* _Exercise objective_
Your answer should be a single number: the count of lines in the material below that hold "this".

--- Start of Provided entries ---

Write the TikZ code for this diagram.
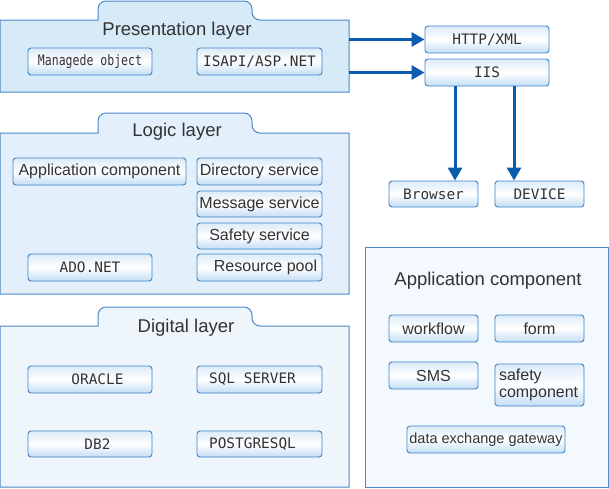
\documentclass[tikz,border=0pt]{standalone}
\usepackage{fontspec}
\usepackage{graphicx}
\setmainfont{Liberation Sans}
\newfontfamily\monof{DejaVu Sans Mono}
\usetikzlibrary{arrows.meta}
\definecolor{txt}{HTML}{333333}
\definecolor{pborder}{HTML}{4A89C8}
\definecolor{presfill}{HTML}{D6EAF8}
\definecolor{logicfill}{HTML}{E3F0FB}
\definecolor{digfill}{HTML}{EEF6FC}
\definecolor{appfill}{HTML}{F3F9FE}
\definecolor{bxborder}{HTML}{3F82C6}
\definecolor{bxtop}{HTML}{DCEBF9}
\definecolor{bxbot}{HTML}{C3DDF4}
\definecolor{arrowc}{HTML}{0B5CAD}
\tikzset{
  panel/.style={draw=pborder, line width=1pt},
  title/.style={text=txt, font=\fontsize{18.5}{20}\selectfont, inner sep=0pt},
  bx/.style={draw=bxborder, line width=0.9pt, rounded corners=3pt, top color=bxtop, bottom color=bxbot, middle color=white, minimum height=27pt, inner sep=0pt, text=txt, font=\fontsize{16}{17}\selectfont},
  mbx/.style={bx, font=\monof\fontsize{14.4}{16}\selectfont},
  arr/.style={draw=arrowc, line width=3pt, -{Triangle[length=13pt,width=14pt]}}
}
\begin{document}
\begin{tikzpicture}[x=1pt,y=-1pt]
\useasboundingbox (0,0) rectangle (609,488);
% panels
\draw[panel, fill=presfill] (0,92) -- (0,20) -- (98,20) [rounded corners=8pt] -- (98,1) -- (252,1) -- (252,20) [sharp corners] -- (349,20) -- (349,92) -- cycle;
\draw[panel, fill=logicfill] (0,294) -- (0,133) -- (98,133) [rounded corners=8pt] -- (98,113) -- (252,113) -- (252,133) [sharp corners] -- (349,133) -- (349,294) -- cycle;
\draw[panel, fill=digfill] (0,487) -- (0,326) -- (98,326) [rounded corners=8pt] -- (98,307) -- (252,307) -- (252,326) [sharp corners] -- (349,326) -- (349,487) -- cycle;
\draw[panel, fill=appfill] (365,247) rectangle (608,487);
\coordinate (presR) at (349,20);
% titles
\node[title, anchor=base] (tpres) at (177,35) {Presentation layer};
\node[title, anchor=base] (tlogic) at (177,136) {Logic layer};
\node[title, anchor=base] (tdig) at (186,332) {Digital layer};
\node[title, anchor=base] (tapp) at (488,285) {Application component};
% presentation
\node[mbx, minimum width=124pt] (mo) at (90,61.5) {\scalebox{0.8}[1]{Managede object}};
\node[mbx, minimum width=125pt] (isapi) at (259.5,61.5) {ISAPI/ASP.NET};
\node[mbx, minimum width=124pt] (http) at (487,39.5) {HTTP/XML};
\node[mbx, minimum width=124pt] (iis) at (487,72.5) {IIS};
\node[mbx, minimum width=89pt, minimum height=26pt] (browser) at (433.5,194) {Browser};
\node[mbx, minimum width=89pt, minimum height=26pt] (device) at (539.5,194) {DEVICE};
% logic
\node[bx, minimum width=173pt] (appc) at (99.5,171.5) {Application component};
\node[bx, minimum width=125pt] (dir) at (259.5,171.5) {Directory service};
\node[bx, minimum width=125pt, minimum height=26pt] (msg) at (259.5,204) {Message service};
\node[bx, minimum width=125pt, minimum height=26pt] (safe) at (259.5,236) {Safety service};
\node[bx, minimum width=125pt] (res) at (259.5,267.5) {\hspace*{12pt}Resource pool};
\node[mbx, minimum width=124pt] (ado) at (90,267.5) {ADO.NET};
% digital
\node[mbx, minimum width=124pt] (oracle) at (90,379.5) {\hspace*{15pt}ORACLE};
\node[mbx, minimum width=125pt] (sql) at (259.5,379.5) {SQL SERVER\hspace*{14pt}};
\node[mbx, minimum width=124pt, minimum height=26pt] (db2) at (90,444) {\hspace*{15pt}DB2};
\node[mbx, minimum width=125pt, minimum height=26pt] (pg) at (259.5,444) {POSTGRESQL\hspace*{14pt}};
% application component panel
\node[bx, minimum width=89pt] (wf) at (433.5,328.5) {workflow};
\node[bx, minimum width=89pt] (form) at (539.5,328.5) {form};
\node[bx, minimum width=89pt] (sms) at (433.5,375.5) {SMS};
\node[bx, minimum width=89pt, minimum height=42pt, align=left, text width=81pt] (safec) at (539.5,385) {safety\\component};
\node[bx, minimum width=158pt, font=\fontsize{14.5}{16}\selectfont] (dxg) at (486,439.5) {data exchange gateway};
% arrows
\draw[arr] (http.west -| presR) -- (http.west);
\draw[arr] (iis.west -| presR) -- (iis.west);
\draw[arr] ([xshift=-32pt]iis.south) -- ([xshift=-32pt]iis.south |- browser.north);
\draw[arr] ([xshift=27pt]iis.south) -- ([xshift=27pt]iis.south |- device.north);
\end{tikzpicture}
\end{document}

--- End of Provided entries ---
--- Start of Provided entries ---

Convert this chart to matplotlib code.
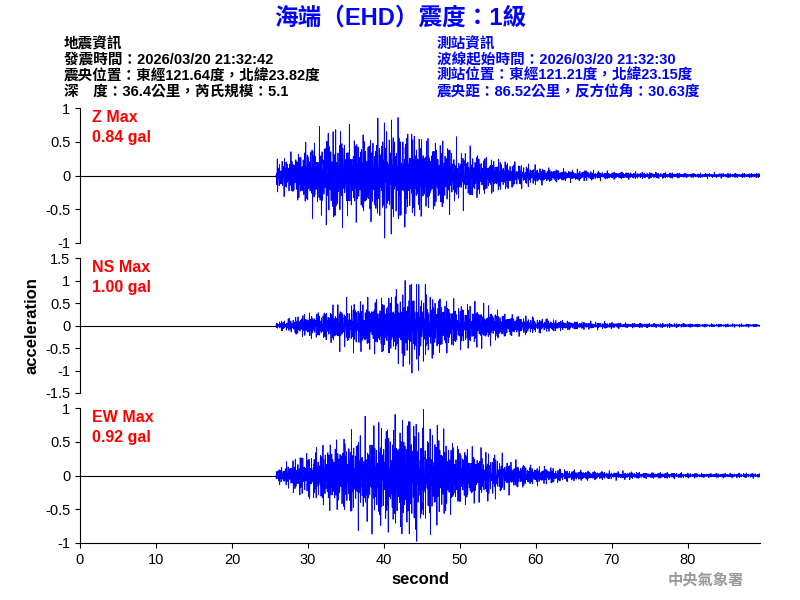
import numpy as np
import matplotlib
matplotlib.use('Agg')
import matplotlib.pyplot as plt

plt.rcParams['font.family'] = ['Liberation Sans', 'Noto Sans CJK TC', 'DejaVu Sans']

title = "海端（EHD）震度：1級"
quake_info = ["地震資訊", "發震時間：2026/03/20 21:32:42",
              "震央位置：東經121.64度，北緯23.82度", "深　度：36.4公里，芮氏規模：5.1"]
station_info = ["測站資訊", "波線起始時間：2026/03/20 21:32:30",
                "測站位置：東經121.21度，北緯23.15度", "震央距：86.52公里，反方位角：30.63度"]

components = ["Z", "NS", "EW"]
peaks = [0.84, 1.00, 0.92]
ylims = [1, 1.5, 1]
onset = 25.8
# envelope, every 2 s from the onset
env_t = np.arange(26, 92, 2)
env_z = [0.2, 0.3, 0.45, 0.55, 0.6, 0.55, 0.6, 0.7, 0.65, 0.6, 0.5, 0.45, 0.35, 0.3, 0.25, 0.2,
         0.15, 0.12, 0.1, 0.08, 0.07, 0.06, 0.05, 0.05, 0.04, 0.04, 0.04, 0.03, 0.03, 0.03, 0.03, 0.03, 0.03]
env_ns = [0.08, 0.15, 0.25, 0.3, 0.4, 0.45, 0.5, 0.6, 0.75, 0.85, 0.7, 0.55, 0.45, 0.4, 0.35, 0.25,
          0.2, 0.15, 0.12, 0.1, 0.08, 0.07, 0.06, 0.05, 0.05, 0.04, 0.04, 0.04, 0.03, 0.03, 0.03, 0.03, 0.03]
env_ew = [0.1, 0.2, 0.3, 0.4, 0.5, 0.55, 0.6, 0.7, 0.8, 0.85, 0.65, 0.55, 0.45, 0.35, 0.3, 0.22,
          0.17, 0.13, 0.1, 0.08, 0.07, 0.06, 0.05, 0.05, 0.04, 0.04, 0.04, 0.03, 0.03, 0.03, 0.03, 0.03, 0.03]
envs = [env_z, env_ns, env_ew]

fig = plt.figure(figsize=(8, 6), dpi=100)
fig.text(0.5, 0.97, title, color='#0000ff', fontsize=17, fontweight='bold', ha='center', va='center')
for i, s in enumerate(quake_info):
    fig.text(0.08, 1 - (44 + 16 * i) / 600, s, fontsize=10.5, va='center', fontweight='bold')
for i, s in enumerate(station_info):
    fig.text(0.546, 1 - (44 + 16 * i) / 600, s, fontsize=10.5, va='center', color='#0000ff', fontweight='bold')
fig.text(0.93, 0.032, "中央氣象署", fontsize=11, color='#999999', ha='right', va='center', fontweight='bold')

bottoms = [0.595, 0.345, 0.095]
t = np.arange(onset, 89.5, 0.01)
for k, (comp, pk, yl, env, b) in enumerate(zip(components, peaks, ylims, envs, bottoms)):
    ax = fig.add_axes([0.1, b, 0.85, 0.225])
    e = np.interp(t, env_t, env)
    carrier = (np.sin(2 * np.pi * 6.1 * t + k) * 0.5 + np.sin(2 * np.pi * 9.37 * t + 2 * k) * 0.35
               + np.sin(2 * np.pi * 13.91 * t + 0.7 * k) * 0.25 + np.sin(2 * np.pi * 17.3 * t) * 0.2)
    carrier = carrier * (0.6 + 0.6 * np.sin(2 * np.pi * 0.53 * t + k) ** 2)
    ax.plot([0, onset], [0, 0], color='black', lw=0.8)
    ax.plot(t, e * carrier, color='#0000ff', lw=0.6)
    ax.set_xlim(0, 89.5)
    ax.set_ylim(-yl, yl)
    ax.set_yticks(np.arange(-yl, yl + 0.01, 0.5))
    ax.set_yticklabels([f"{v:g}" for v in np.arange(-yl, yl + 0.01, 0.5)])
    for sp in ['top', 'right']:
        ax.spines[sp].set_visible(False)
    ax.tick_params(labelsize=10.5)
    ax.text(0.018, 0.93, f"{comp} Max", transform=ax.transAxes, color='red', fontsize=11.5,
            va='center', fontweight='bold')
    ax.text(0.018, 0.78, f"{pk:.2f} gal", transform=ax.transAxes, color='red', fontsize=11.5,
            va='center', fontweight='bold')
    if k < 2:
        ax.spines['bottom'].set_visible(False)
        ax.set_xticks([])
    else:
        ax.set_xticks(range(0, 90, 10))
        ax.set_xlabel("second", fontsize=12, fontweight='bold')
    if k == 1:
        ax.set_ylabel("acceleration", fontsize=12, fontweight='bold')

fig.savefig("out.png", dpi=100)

--- End of Provided entries ---

* _Response to the exercise_
2